The Credit Agreement contains certain customary affirmative and negative covenants and events of default with customary exceptions, including limitations on the ability of the Company and the Company’s subsidiaries to engage in transactions with affiliates, incur liens, merge into or consolidate with any other entity, incur subsidiary debt or dispose of all or substantially all of its assets or all or substantially all of the stock of all subsidiaries taken as a whole. In addition, the Credit Agreement requires the Company to maintain an adjusted operating income net leverage ratio of not more than 3.0 to 1.0, subject to certain adjustments following a material acquisition, and a net interest coverage ratio of not less than 3.0 to 1.0. If any of the events of default occur and are not cured within applicable grace periods or waived, any unpaid amounts under the Credit Agreement may be declared immediately due and payable.
At this time, the Company has not borrowed any funds under the Credit Agreement.
JPMorgan Chase Bank, N.A., BofA Securities, Inc., Citibank, N.A. and Bank of China, New York Branch acted as joint lead arrangers and joint bookrunners in respect of the Credit Agreement, Goldman Sachs Bank USA, HSBC Securities (USA) Inc., Morgan Stanley Senior Funding, Inc., MUFG Bank, LTD. and Deutsche Bank Securities Inc. acted as joint lead arrangers in respect of the Credit Agreement, BofA Securities, Inc., Citibank, N.A. and Bank of China, New York Branch are syndication agents under the Credit Agreement, JPMorgan Chase Bank, N.A. is administrative agent under the Credit Agreement and the lenders include JPMorgan Chase Bank, N.A., Bank of America, N.A., Citibank, N.A., Bank of China, New York Branch, Goldman Sachs Bank USA, HSBC Bank USA, National Association, Deutsche Bank AG, New York Branch, Australia and New Zealand Banking Group Limited, Commonwealth Bank of Australia, Westpac Banking Corporation, National Australia Bank Limited, Morgan Stanley Bank, N.A. and MUFG Bank, LTD.
In the ordinary course of their respective businesses, one or more of the lenders, or their affiliates, have or may have various relationships with the Company and the Company’s subsidiaries involving the provision of a variety of financial services, including cash management, commercial banking, investment banking, advisory or other financial services, for which they received, or will receive, customary fees and expenses.
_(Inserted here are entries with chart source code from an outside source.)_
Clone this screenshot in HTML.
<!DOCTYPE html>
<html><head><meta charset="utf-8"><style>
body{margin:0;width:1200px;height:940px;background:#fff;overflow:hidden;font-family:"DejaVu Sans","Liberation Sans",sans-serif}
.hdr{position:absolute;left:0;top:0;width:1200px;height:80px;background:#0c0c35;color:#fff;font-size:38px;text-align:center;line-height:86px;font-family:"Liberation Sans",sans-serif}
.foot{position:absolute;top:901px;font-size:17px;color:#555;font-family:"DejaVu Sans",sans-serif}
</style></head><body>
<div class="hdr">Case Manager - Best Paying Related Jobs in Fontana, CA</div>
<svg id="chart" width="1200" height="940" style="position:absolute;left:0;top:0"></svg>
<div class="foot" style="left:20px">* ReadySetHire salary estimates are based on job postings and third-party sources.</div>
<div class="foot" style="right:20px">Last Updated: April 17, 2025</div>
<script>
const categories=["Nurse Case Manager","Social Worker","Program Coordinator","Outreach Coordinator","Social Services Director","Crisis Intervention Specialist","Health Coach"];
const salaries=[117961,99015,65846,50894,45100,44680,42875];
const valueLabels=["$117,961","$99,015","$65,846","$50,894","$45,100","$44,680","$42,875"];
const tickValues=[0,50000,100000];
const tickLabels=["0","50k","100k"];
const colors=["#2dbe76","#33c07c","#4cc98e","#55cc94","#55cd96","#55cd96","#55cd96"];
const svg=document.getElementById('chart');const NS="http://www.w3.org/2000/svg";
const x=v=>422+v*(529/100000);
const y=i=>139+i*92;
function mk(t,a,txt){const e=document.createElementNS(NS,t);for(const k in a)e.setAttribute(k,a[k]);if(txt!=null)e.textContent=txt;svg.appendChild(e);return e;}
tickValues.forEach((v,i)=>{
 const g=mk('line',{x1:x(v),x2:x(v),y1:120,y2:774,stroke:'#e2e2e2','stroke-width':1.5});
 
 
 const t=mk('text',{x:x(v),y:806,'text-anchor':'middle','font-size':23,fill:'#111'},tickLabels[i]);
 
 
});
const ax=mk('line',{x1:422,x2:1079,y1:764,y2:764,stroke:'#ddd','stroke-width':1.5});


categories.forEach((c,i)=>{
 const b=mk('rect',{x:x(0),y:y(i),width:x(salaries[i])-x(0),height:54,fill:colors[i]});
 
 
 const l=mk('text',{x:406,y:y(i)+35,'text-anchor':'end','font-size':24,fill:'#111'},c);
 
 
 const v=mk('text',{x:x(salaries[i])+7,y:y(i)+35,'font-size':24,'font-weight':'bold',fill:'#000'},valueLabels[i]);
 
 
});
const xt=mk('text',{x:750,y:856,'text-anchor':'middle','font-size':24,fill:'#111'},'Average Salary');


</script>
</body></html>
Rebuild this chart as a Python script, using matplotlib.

In addition, the Company and the Company’s subsidiaries may have entered into or may enter into in the future certain engagements with one or more lenders or their affiliates relating to specific endeavors.
The foregoing description of the Credit Agreement does not purport to be complete and is qualified in its entirety by reference to the full text of the Credit Agreement, which is filed as Exhibit 10.1 hereto and incorporated herein by reference.